Exercise objective –
Copy everything in the listing below word for word, apart from any images.

Collected data –
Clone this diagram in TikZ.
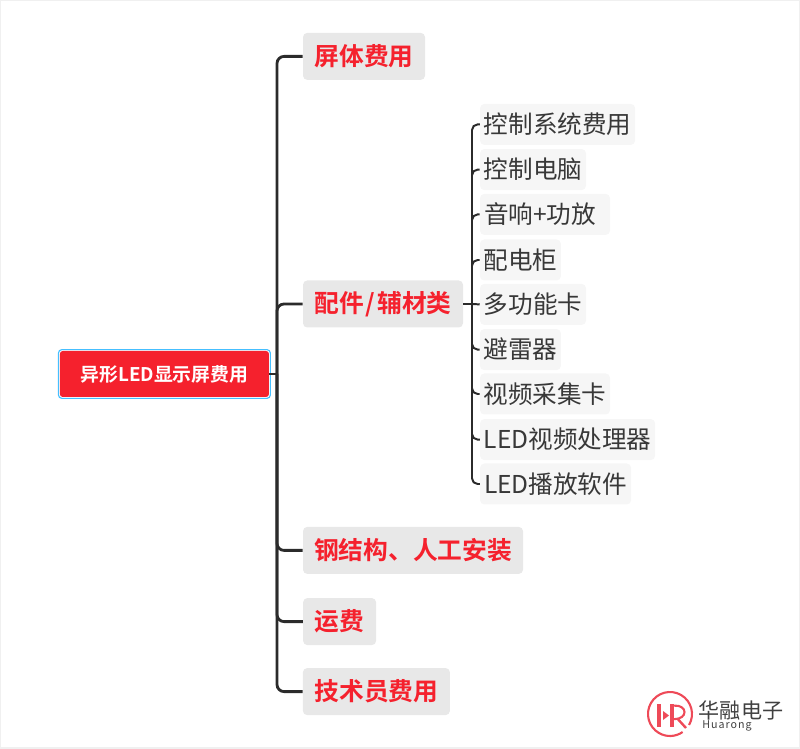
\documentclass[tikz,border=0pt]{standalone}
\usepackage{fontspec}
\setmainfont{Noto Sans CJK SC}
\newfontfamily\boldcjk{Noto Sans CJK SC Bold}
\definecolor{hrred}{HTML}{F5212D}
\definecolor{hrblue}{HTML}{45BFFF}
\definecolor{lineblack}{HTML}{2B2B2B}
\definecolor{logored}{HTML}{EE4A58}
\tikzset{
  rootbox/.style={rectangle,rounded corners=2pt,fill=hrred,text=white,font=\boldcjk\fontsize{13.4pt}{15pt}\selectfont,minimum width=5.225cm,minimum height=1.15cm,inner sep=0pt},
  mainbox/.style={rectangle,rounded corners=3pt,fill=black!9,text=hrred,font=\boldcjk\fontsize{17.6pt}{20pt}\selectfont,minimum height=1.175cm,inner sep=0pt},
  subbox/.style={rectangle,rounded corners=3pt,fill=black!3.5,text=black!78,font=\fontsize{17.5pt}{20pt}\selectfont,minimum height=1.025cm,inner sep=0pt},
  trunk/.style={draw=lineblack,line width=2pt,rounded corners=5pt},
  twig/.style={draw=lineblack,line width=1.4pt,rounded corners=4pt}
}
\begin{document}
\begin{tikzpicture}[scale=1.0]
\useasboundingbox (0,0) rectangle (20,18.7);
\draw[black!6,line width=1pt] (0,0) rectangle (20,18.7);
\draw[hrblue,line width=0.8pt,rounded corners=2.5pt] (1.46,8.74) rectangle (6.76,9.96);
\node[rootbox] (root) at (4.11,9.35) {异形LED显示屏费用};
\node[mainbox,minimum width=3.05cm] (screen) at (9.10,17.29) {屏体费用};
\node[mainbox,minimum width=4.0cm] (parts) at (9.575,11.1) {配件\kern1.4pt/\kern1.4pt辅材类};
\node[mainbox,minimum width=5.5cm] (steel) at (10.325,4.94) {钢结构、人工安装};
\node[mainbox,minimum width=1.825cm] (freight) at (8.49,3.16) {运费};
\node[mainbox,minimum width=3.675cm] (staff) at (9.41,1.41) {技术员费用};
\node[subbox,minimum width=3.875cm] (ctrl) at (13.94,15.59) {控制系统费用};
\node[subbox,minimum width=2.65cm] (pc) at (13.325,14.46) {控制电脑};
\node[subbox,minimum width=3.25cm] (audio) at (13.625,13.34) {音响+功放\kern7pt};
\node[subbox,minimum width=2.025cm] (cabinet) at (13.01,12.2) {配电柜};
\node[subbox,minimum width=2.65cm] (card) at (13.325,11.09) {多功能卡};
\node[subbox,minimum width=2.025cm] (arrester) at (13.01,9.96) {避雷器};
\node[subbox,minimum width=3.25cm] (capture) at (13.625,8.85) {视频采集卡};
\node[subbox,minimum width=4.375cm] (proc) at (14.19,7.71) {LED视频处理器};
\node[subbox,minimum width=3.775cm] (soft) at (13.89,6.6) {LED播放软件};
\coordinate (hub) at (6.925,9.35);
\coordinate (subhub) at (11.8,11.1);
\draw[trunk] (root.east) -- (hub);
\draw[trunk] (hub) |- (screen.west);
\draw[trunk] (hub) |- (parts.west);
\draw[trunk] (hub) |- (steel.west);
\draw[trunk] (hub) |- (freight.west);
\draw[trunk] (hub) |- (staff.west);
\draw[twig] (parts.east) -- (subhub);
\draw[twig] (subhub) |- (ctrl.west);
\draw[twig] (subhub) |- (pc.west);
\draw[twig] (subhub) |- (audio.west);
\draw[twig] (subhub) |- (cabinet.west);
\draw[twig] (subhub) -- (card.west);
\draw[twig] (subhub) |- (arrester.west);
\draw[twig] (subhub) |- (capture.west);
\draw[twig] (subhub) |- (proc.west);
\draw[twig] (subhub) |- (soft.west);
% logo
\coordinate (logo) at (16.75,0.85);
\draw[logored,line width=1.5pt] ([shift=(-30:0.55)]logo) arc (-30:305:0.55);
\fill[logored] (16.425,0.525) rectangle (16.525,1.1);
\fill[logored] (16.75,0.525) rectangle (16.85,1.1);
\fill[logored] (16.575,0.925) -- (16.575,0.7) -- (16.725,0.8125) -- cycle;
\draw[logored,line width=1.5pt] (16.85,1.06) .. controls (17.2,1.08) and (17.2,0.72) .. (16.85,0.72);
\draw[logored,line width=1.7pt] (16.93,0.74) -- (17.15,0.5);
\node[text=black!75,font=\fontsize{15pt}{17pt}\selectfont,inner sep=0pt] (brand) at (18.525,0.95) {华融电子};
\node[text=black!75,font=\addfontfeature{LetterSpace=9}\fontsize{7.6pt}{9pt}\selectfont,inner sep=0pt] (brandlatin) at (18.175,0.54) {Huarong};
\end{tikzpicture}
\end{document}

Response –
Clone this diagram in TikZ.
\documentclass[tikz,border=0pt]{standalone}
\usepackage{fontspec}
\setmainfont{Noto Sans CJK SC}
\newfontfamily\boldcjk{Noto Sans CJK SC Bold}
\definecolor{hrred}{HTML}{F5212D}
\definecolor{hrblue}{HTML}{45BFFF}
\definecolor{lineblack}{HTML}{2B2B2B}
\definecolor{logored}{HTML}{EE4A58}
\tikzset{
  rootbox/.style={rectangle,rounded corners=2pt,fill=hrred,text=white,font=\boldcjk\fontsize{13.4pt}{15pt}\selectfont,minimum width=5.225cm,minimum height=1.15cm,inner sep=0pt},
  mainbox/.style={rectangle,rounded corners=3pt,fill=black!9,text=hrred,font=\boldcjk\fontsize{17.6pt}{20pt}\selectfont,minimum height=1.175cm,inner sep=0pt},
  subbox/.style={rectangle,rounded corners=3pt,fill=black!3.5,text=black!78,font=\fontsize{17.5pt}{20pt}\selectfont,minimum height=1.025cm,inner sep=0pt},
  trunk/.style={draw=lineblack,line width=2pt,rounded corners=5pt},
  twig/.style={draw=lineblack,line width=1.4pt,rounded corners=4pt}
}
\begin{document}
\begin{tikzpicture}[scale=1.0]
\useasboundingbox (0,0) rectangle (20,18.7);
\draw[black!6,line width=1pt] (0,0) rectangle (20,18.7);
\draw[hrblue,line width=0.8pt,rounded corners=2.5pt] (1.46,8.74) rectangle (6.76,9.96);
\node[rootbox] (root) at (4.11,9.35) {异形LED显示屏费用};
\node[mainbox,minimum width=3.05cm] (screen) at (9.10,17.29) {屏体费用};
\node[mainbox,minimum width=4.0cm] (parts) at (9.575,11.1) {配件\kern1.4pt/\kern1.4pt辅材类};
\node[mainbox,minimum width=5.5cm] (steel) at (10.325,4.94) {钢结构、人工安装};
\node[mainbox,minimum width=1.825cm] (freight) at (8.49,3.16) {运费};
\node[mainbox,minimum width=3.675cm] (staff) at (9.41,1.41) {技术员费用};
\node[subbox,minimum width=3.875cm] (ctrl) at (13.94,15.59) {控制系统费用};
\node[subbox,minimum width=2.65cm] (pc) at (13.325,14.46) {控制电脑};
\node[subbox,minimum width=3.25cm] (audio) at (13.625,13.34) {音响+功放\kern7pt};
\node[subbox,minimum width=2.025cm] (cabinet) at (13.01,12.2) {配电柜};
\node[subbox,minimum width=2.65cm] (card) at (13.325,11.09) {多功能卡};
\node[subbox,minimum width=2.025cm] (arrester) at (13.01,9.96) {避雷器};
\node[subbox,minimum width=3.25cm] (capture) at (13.625,8.85) {视频采集卡};
\node[subbox,minimum width=4.375cm] (proc) at (14.19,7.71) {LED视频处理器};
\node[subbox,minimum width=3.775cm] (soft) at (13.89,6.6) {LED播放软件};
\coordinate (hub) at (6.925,9.35);
\coordinate (subhub) at (11.8,11.1);
\draw[trunk] (root.east) -- (hub);
\draw[trunk] (hub) |- (screen.west);
\draw[trunk] (hub) |- (parts.west);
\draw[trunk] (hub) |- (steel.west);
\draw[trunk] (hub) |- (freight.west);
\draw[trunk] (hub) |- (staff.west);
\draw[twig] (parts.east) -- (subhub);
\draw[twig] (subhub) |- (ctrl.west);
\draw[twig] (subhub) |- (pc.west);
\draw[twig] (subhub) |- (audio.west);
\draw[twig] (subhub) |- (cabinet.west);
\draw[twig] (subhub) -- (card.west);
\draw[twig] (subhub) |- (arrester.west);
\draw[twig] (subhub) |- (capture.west);
\draw[twig] (subhub) |- (proc.west);
\draw[twig] (subhub) |- (soft.west);
% logo
\coordinate (logo) at (16.75,0.85);
\draw[logored,line width=1.5pt] ([shift=(-30:0.55)]logo) arc (-30:305:0.55);
\fill[logored] (16.425,0.525) rectangle (16.525,1.1);
\fill[logored] (16.75,0.525) rectangle (16.85,1.1);
\fill[logored] (16.575,0.925) -- (16.575,0.7) -- (16.725,0.8125) -- cycle;
\draw[logored,line width=1.5pt] (16.85,1.06) .. controls (17.2,1.08) and (17.2,0.72) .. (16.85,0.72);
\draw[logored,line width=1.7pt] (16.93,0.74) -- (17.15,0.5);
\node[text=black!75,font=\fontsize{15pt}{17pt}\selectfont,inner sep=0pt] (brand) at (18.525,0.95) {华融电子};
\node[text=black!75,font=\addfontfeature{LetterSpace=9}\fontsize{7.6pt}{9pt}\selectfont,inner sep=0pt] (brandlatin) at (18.175,0.54) {Huarong};
\end{tikzpicture}
\end{document}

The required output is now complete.